0

I'm trying to write a DQL algorithm and I'm trying to run the following graph on tensorflow

class DQN:

def __init__(self, env, n_hidden, learning_rate):

    self.image_input = tf.placeholder(shape=[None, 128,128,3], dtype=tf.float32)
    self.conv1 = tf.contrib.layers.convolution2d(inputs=self.image_input, num_outputs=32, 
                                                 kernel_size=[8,8], stride=[4,4], padding="VALID")
    self.conv2 = tf.contrib.layers.convolution2d(inputs=self.conv1, num_outputs=64, 
                                                 kernel_size=[4,4], stride=[2,2], padding="VALID")
    self.conv3 = tf.contrib.layers.convolution2d(inputs=self.conv2, num_outputs=64, 
                                                 kernel_size=[3,3], stride=[1,1], padding="VALID")
    self.conv4 = tf.contrib.layers.convolution2d(inputs=self.conv3, num_outputs=512, 
                                                 kernel_size=[7,7], stride=[1,1], padding="VALID")
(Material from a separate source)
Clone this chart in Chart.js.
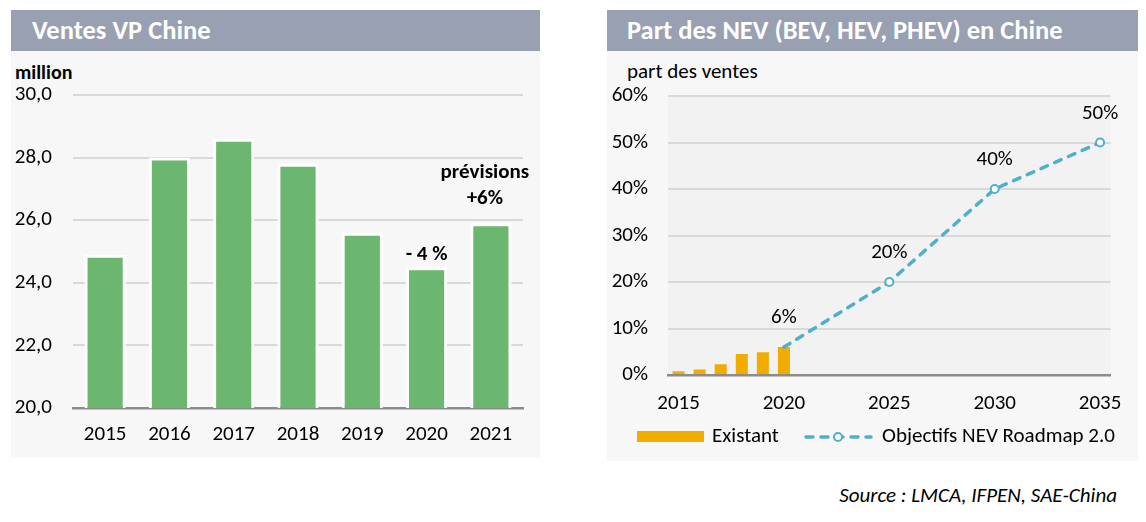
<!DOCTYPE html>
<html>
<head>
<meta charset="utf-8">
<script src="https://cdn.jsdelivr.net/npm/chart.js@4.4.0/dist/chart.umd.min.js"></script>
<style>
  html, body { margin:0; padding:0; background:#ffffff; width:1146px; height:522px; overflow:hidden; }
  body { position:relative; font-family: Carlito, Lato, "Noto Sans", sans-serif; }
  .panel { position:absolute; background:#F7F7F7; }
  .bar { position:absolute; background:#98A0B2; color:#ffffff; font-weight:bold; font-size:26.5px; line-height:41px; white-space:nowrap; box-sizing:border-box; }
  .lbl { position:absolute; white-space:nowrap; color:#000; font-size:21px; line-height:25px; }
  canvas { position:absolute; }
</style>
</head>
<body>
<div class="panel" style="left:11px;top:51px;width:529px;height:406px;"></div>
<div class="bar" style="left:11px;top:10px;width:529px;height:41px;padding-left:21px;">Ventes VP Chine</div>
<div class="lbl" style="left:15px;top:60px;font-weight:bold;font-size:20px;">million</div>

<div class="panel" style="left:607px;top:51px;width:531px;height:410px;"></div>
<div class="bar" style="left:607px;top:10px;width:531px;height:41px;padding-left:20px;">Part des NEV (BEV, HEV, PHEV) en Chine</div>
<div class="lbl" style="left:627px;top:59px;">part des ventes</div>

<div class="lbl" style="right:29px;top:483px;font-style:italic;">Source : LMCA, IFPEN, SAE-China</div>

<canvas id="c1" width="529" height="406" style="left:11px;top:51px;"></canvas>
<canvas id="c2" width="531" height="410" style="left:607px;top:51px;"></canvas>

<script>
// ---------- Data: Ventes VP Chine ----------
const salesYears = ['2015', '2016', '2017', '2018', '2019', '2020', '2021'];
const salesMillions = [24.9, 28.0, 28.6, 27.8, 25.6, 24.5, 25.9];
const salesTicks = [20, 22, 24, 26, 28, 30];
const salesNote2020 = '- 4 %';
const salesNote2021 = ['prévisions', '+6%'];

// ---------- Data: Part des NEV ----------
const nevYears = ['2015','2016','2017','2018','2019','2020','2021','2022','2023','2024','2025',
                  '2026','2027','2028','2029','2030','2031','2032','2033','2034','2035'];
const existantYears = ['2015', '2016', '2017', '2018', '2019', '2020'];
const existantShare = [0.8, 1.2, 2.3, 4.5, 4.9, 6.0];
const roadmapYears = ['2020', '2025', '2030', '2035'];
const roadmapShare = [6, 20, 40, 50];
const nevTickYears = ['2015', '2020', '2025', '2030', '2035'];
const nevTicks = [0, 10, 20, 30, 40, 50, 60];
const legendLabels = ['Existant', 'Objectifs NEV Roadmap 2.0'];

const FONT = 'Carlito, Lato, "Noto Sans", sans-serif';
Chart.defaults.font.family = FONT;
Chart.defaults.font.size = 21;
Chart.defaults.color = '#000000';

const GREEN = '#6CB76F';
const GOLD = '#F0AC00';
const AQUA = '#4FB0CB';

// ---------- Chart 1 ----------
const salesNotes = {
  id: 'salesNotes',
  afterDatasetsDraw(chart) {
    const ctx = chart.ctx;
    const meta = chart.getDatasetMeta(0);
    const b20 = meta.data[salesYears.indexOf('2020')];
    const b21 = meta.data[salesYears.indexOf('2021')];
    ctx.save();
    ctx.font = 'bold 21px ' + FONT;
    ctx.fillStyle = '#000';
    ctx.textAlign = 'center';
    ctx.textBaseline = 'middle';
    ctx.fillText(salesNote2020, b20.x, b20.y - 12);
    ctx.fillText(salesNote2021[0], b21.x - 6, b21.y - 51);
    ctx.fillText(salesNote2021[1], b21.x - 6, b21.y - 25);
    ctx.restore();
  }
};

new Chart(document.getElementById('c1'), {
  type: 'bar',
  data: {
    labels: salesYears,
    datasets: [{
      data: salesMillions,
      backgroundColor: GREEN,
      borderColor: '#FFFFFF',
      borderWidth: 3,
      borderSkipped: 'bottom',
      categoryPercentage: 1,
      barPercentage: 0.64
    }]
  },
  options: {
    responsive: false,
    devicePixelRatio: 1,
    animation: false,
    layout: { padding: { left: 0, top: 44, right: 17, bottom: 0 } },
    plugins: { legend: { display: false }, tooltip: { enabled: false } },
    scales: {
      x: {
        grid: { display: false, drawTicks: false },
        border: { display: true, color: '#8C8C8C', width: 2.5 },
        ticks: { padding: 14, maxRotation: 0 },
        afterFit(s) { s.height = 49; }
      },
      y: {
        min: salesTicks[0], max: salesTicks[salesTicks.length - 1],
        afterBuildTicks(s) { s.ticks = salesTicks.map(v => ({ value: v })); },
        grid: { color: '#D9D9D9', lineWidth: 2, drawTicks: false },
        border: { display: false },
        ticks: { padding: 21, callback: v => v.toFixed(1).replace('.', ',') },
        afterFit(s) { s.width = 62; }
      }
    }
  },
  plugins: [salesNotes]
});

// ---------- Chart 2 ----------
const nevDecor = {
  id: 'nevDecor',
  beforeDraw(chart) {
    const { ctx, chartArea: a } = chart;
    ctx.save();
    ctx.fillStyle = '#F2F2F2';
    ctx.fillRect(a.left, a.top, a.right - a.left, a.bottom - a.top);
    ctx.restore();
  },
  afterDatasetsDraw(chart) {
    const ctx = chart.ctx;
    const meta = chart.getDatasetMeta(1);
    ctx.save();
    ctx.font = '21px ' + FONT;
    ctx.fillStyle = '#000';
    ctx.textAlign = 'center';
    ctx.textBaseline = 'middle';
    meta.data.forEach((pt, i) => {
      ctx.fillText(roadmapShare[i] + '%', pt.x, pt.y - 29);
    });
    ctx.restore();
  },
  afterDraw(chart) {
    const ctx = chart.ctx;
    ctx.save();
    // legend: Existant
    ctx.fillStyle = GOLD;
    ctx.fillRect(30, 380, 67, 11);
    ctx.fillStyle = '#000';
    ctx.font = '21px ' + FONT;
    ctx.textAlign = 'left';
    ctx.textBaseline = 'middle';
    ctx.fillText(legendLabels[0], 105, 386);
    // legend: roadmap line
    ctx.strokeStyle = AQUA;
    ctx.lineWidth = 3.5;
    ctx.lineCap = 'round';
    ctx.setLineDash([7, 8]);
    ctx.beginPath();
    ctx.moveTo(199, 386);
    ctx.lineTo(264, 386);
    ctx.stroke();
    ctx.setLineDash([]);
    ctx.beginPath();
    ctx.arc(231, 386, 4, 0, Math.PI * 2);
    ctx.fillStyle = '#FFFFFF';
    ctx.fill();
    ctx.lineWidth = 2;
    ctx.stroke();
    ctx.fillStyle = '#000';
    ctx.fillText(legendLabels[1], 275, 386);
    ctx.restore();
  }
};

new Chart(document.getElementById('c2'), {
  data: {
    labels: nevYears,
    datasets: [{
      type: 'bar',
      data: existantYears.map((y, i) => ({ x: y, y: existantShare[i] })),
      backgroundColor: GOLD,
      borderWidth: 0,
      categoryPercentage: 1,
      barPercentage: 0.57,
      order: 2
    }, {
      type: 'line',
      data: roadmapYears.map((y, i) => ({ x: y, y: roadmapShare[i] })),
      borderColor: AQUA,
      borderWidth: 3.5,
      borderDash: [7, 8],
      borderCapStyle: 'round',
      tension: 0,
      fill: false,
      pointRadius: c => (c.dataIndex === 0 ? 0 : 4),
      pointBackgroundColor: '#FFFFFF',
      pointBorderColor: AQUA,
      pointBorderWidth: 2,
      order: 1
    }]
  },
  options: {
    responsive: false,
    devicePixelRatio: 1,
    animation: false,
    layout: { padding: { left: 0, top: 45, right: 25, bottom: 0 } },
    plugins: { legend: { display: false }, tooltip: { enabled: false } },
    scales: {
      x: {
        type: 'category',
        grid: { display: false, drawTicks: false },
        border: { display: true, color: '#8C8C8C', width: 2.5 },
        ticks: {
          padding: 16, maxRotation: 0, autoSkip: false,
          callback(v) { const l = this.getLabelForValue(v); return nevTickYears.includes(l) ? l : ''; }
        },
        afterFit(s) { s.height = 86; }
      },
      y: {
        min: nevTicks[0], max: nevTicks[nevTicks.length - 1],
        afterBuildTicks(s) { s.ticks = nevTicks.map(v => ({ value: v })); },
        grid: { color: '#D9D9D9', lineWidth: 2, drawTicks: false },
        border: { display: false },
        ticks: { padding: 20, callback: v => v + '%' },
        afterFit(s) { s.width = 61; }
      }
    }
  },
  plugins: [nevDecor]
});
</script>
</body>
</html>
    self.conv_out = tf.contrib.layers.flatten(self.conv4)
    self.weights_1 = tf.Variable(tf.random_normal([18432, env.action_space.n], stddev=0.35), name="fully1_w")
    self.bias_1 = tf.Variable(tf.zeros(env.action_space.n), name="fully1_b")
    self.q_out = tf.add(tf.matmul(self.conv_out, self.weights_1), self.bias_1, name="q_out")
    self.predict = tf.argmax(self.q_out, 1)

    self.target_q = tf.placeholder(shape=[None],dtype=tf.float32)
    self.actions = tf.placeholder(shape=[None],dtype=tf.int32)
    self.actions_onehot = tf.one_hot(self.actions,env.action_space.n,dtype=tf.float32)
    self.q_value = tf.reduce_sum(tf.multiply(self.q_out, self.actions_onehot), reduction_indices=1)

    self.td_error = tf.square(self.target_q - self.q_value)
    self.loss = tf.reduce_mean(self.td_error)
    self.trainer = tf.train.GradientDescentOptimizer(learning_rate=learning_rate)
    self.grads_and_vars = self.trainer.compute_gradients(self.loss)
    self.trainer.apply_gradients(self.grads_and_vars)

And here is the training procedure:

tf.reset_default_graph()
main_qf = DQN(env, n_hidden=10, learning_rate=1.0)

init = tf.global_variables_initializer()
saver = tf.train.Saver()
trainables = tf.trainable_variables()

target_ops = update_target_graph(trainables,tau, mode="periodically")
grads=[]
experience_buffer = ExperienceReplay(exp_size)
total_rewards = np.zeros(num_episodes)
losses = np.zeros(num_episodes)

with tf.Session() as session:
state = env.reset()
session.run(init)
update_target(target_ops, session)

for _iter in range(num_episodes):
    state = env.reset()
    # play ===================================================================================
    done = False
    img = process_image(env.render(mode="rgb_array"))
    episode = []
    while not done:
        #e-greedy
        if np.random.rand() < epsilon:
            action = np.random.choice(range(env.action_space.n))
        else:
            feed_dict = {main_qf.image_input: img[None,:,:,:]}
            action = session.run(main_qf.predict, feed_dict=feed_dict)[0]

        new_state, reward, done, _ = env.step(action)
        new_img = process_image(env.render(mode="rgb_array"))

        experience_buffer.add((img, action, new_img,reward, done))
        # update results =========================================================================
        total_rewards[_iter] += reward


    # Adjust params (epsilon)  ===============================================================

    if epsilon >= min_epsilon:
        epsilon -= decay

    # train ==================================================================================
    prev_state, actions, new_state, rewards, is_terminal = experience_buffer.sample(batch_size)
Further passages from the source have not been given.